Will you write out the data exactly, excluding every picture?
BEGIN Collected material
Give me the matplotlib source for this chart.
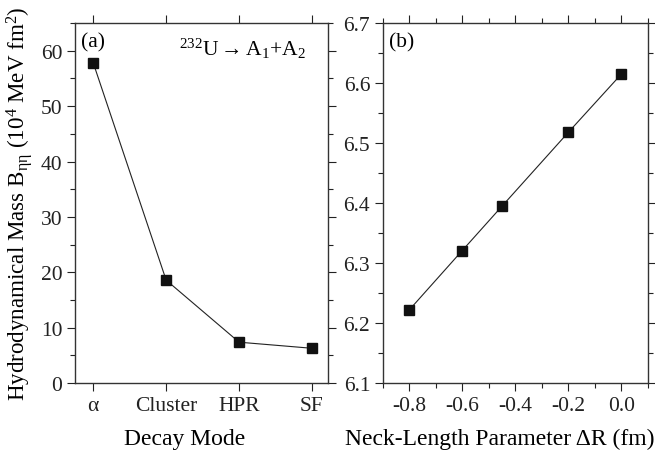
import matplotlib
matplotlib.use("Agg")
import matplotlib.pyplot as plt
from matplotlib.ticker import MultipleLocator

plt.rcParams['font.family'] = ['Liberation Serif', 'DejaVu Serif']
plt.rcParams['mathtext.fontset'] = 'custom'
plt.rcParams['mathtext.rm'] = 'Liberation Serif'
plt.rcParams['mathtext.it'] = 'Liberation Serif:italic'
plt.rcParams['mathtext.bf'] = 'Liberation Serif:bold'

# Panel (a)
modes = ['α', 'Cluster', 'HPR', 'SF']
mass_a = [57.8, 18.6, 7.4, 6.3]

# Panel (b)
delta_r = [-0.8, -0.6, -0.45, -0.2, 0.0]
mass_b = [6.222, 6.321, 6.395, 6.518, 6.615]

fig = plt.figure(figsize=(6.55, 4.52), dpi=100)
axa = fig.add_axes([0.1145, 0.150, 0.3863, 0.797])
axb = fig.add_axes([0.5843, 0.150, 0.4050, 0.797])

for ax in (axa, axb):
    ax.tick_params(which='both', direction='out', top=True, right=True,
                   labelsize=15.5, width=0.8, colors='#222222', pad=3)
    ax.tick_params(which='major', length=6)
    ax.tick_params(which='minor', length=3.5)
    for s in ax.spines.values():
        s.set_linewidth(1.0)
        s.set_color('#333333')

x = list(range(len(modes)))
axa.plot(x, mass_a, '-', color='#222222', lw=0.8, marker='s', ms=7,
         mfc='#111111', mec='#111111')
axa.set_xlim(-0.25, 3.22)
axa.set_ylim(0, 65)
axa.set_xticks(x)
axa.set_xticklabels(modes)
axa.yaxis.set_major_locator(MultipleLocator(10))
axa.yaxis.set_minor_locator(MultipleLocator(5))
axa.set_xlabel('Decay Mode', fontsize=17)
axa.xaxis.set_label_coords(0.435, -0.125)
axa.set_ylabel(r'Hydrodynamical Mass B$_{\mathrm{ηη}}$ (10$^4$ MeV fm$^2$)', fontsize=16.6)
axa.yaxis.set_label_coords(-0.16, 0.5)
axa.text(0.025, 0.975, '(a)', transform=axa.transAxes, fontsize=15.5, va='top', ha='left')
axa.text(0.41, 0.965, r'$^{232}$U$\rightarrow$A$_1$+A$_2$', transform=axa.transAxes,
         fontsize=15.5, va='top', ha='left')

axb.plot(delta_r, mass_b, '-', color='#222222', lw=0.8, marker='s', ms=7,
         mfc='#111111', mec='#111111')
axb.set_xlim(-0.9, 0.1)
axb.set_ylim(6.1, 6.7)
axb.xaxis.set_major_locator(MultipleLocator(0.2))
axb.xaxis.set_minor_locator(MultipleLocator(0.1))
axb.yaxis.set_major_locator(MultipleLocator(0.1))
axb.yaxis.set_minor_locator(MultipleLocator(0.05))
axb.xaxis.set_major_formatter(plt.FuncFormatter(lambda v, p: f'{v:.1f}'.replace('-0.0', '0.0')))
axb.yaxis.set_major_formatter(plt.FuncFormatter(lambda v, p: f'{v:.1f}'))
axb.set_xlabel('Neck-Length Parameter ΔR (fm)', fontsize=17)
axb.xaxis.set_label_coords(0.44, -0.125)
axb.text(0.025, 0.975, '(b)', transform=axb.transAxes, fontsize=15.5, va='top', ha='left')

fig.savefig('out.png', dpi=100)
END Collected material
Problem solution
Give me the matplotlib source for this chart.
import matplotlib
matplotlib.use("Agg")
import matplotlib.pyplot as plt
from matplotlib.ticker import MultipleLocator

plt.rcParams['font.family'] = ['Liberation Serif', 'DejaVu Serif']
plt.rcParams['mathtext.fontset'] = 'custom'
plt.rcParams['mathtext.rm'] = 'Liberation Serif'
plt.rcParams['mathtext.it'] = 'Liberation Serif:italic'
plt.rcParams['mathtext.bf'] = 'Liberation Serif:bold'

# Panel (a)
modes = ['α', 'Cluster', 'HPR', 'SF']
mass_a = [57.8, 18.6, 7.4, 6.3]

# Panel (b)
delta_r = [-0.8, -0.6, -0.45, -0.2, 0.0]
mass_b = [6.222, 6.321, 6.395, 6.518, 6.615]

fig = plt.figure(figsize=(6.55, 4.52), dpi=100)
axa = fig.add_axes([0.1145, 0.150, 0.3863, 0.797])
axb = fig.add_axes([0.5843, 0.150, 0.4050, 0.797])

for ax in (axa, axb):
    ax.tick_params(which='both', direction='out', top=True, right=True,
                   labelsize=15.5, width=0.8, colors='#222222', pad=3)
    ax.tick_params(which='major', length=6)
    ax.tick_params(which='minor', length=3.5)
    for s in ax.spines.values():
        s.set_linewidth(1.0)
        s.set_color('#333333')

x = list(range(len(modes)))
axa.plot(x, mass_a, '-', color='#222222', lw=0.8, marker='s', ms=7,
         mfc='#111111', mec='#111111')
axa.set_xlim(-0.25, 3.22)
axa.set_ylim(0, 65)
axa.set_xticks(x)
axa.set_xticklabels(modes)
axa.yaxis.set_major_locator(MultipleLocator(10))
axa.yaxis.set_minor_locator(MultipleLocator(5))
axa.set_xlabel('Decay Mode', fontsize=17)
axa.xaxis.set_label_coords(0.435, -0.125)
axa.set_ylabel(r'Hydrodynamical Mass B$_{\mathrm{ηη}}$ (10$^4$ MeV fm$^2$)', fontsize=16.6)
axa.yaxis.set_label_coords(-0.16, 0.5)
axa.text(0.025, 0.975, '(a)', transform=axa.transAxes, fontsize=15.5, va='top', ha='left')
axa.text(0.41, 0.965, r'$^{232}$U$\rightarrow$A$_1$+A$_2$', transform=axa.transAxes,
         fontsize=15.5, va='top', ha='left')

axb.plot(delta_r, mass_b, '-', color='#222222', lw=0.8, marker='s', ms=7,
         mfc='#111111', mec='#111111')
axb.set_xlim(-0.9, 0.1)
axb.set_ylim(6.1, 6.7)
axb.xaxis.set_major_locator(MultipleLocator(0.2))
axb.xaxis.set_minor_locator(MultipleLocator(0.1))
axb.yaxis.set_major_locator(MultipleLocator(0.1))
axb.yaxis.set_minor_locator(MultipleLocator(0.05))
axb.xaxis.set_major_formatter(plt.FuncFormatter(lambda v, p: f'{v:.1f}'.replace('-0.0', '0.0')))
axb.yaxis.set_major_formatter(plt.FuncFormatter(lambda v, p: f'{v:.1f}'))
axb.set_xlabel('Neck-Length Parameter ΔR (fm)', fontsize=17)
axb.xaxis.set_label_coords(0.44, -0.125)
axb.text(0.025, 0.975, '(b)', transform=axb.transAxes, fontsize=15.5, va='top', ha='left')

fig.savefig('out.png', dpi=100)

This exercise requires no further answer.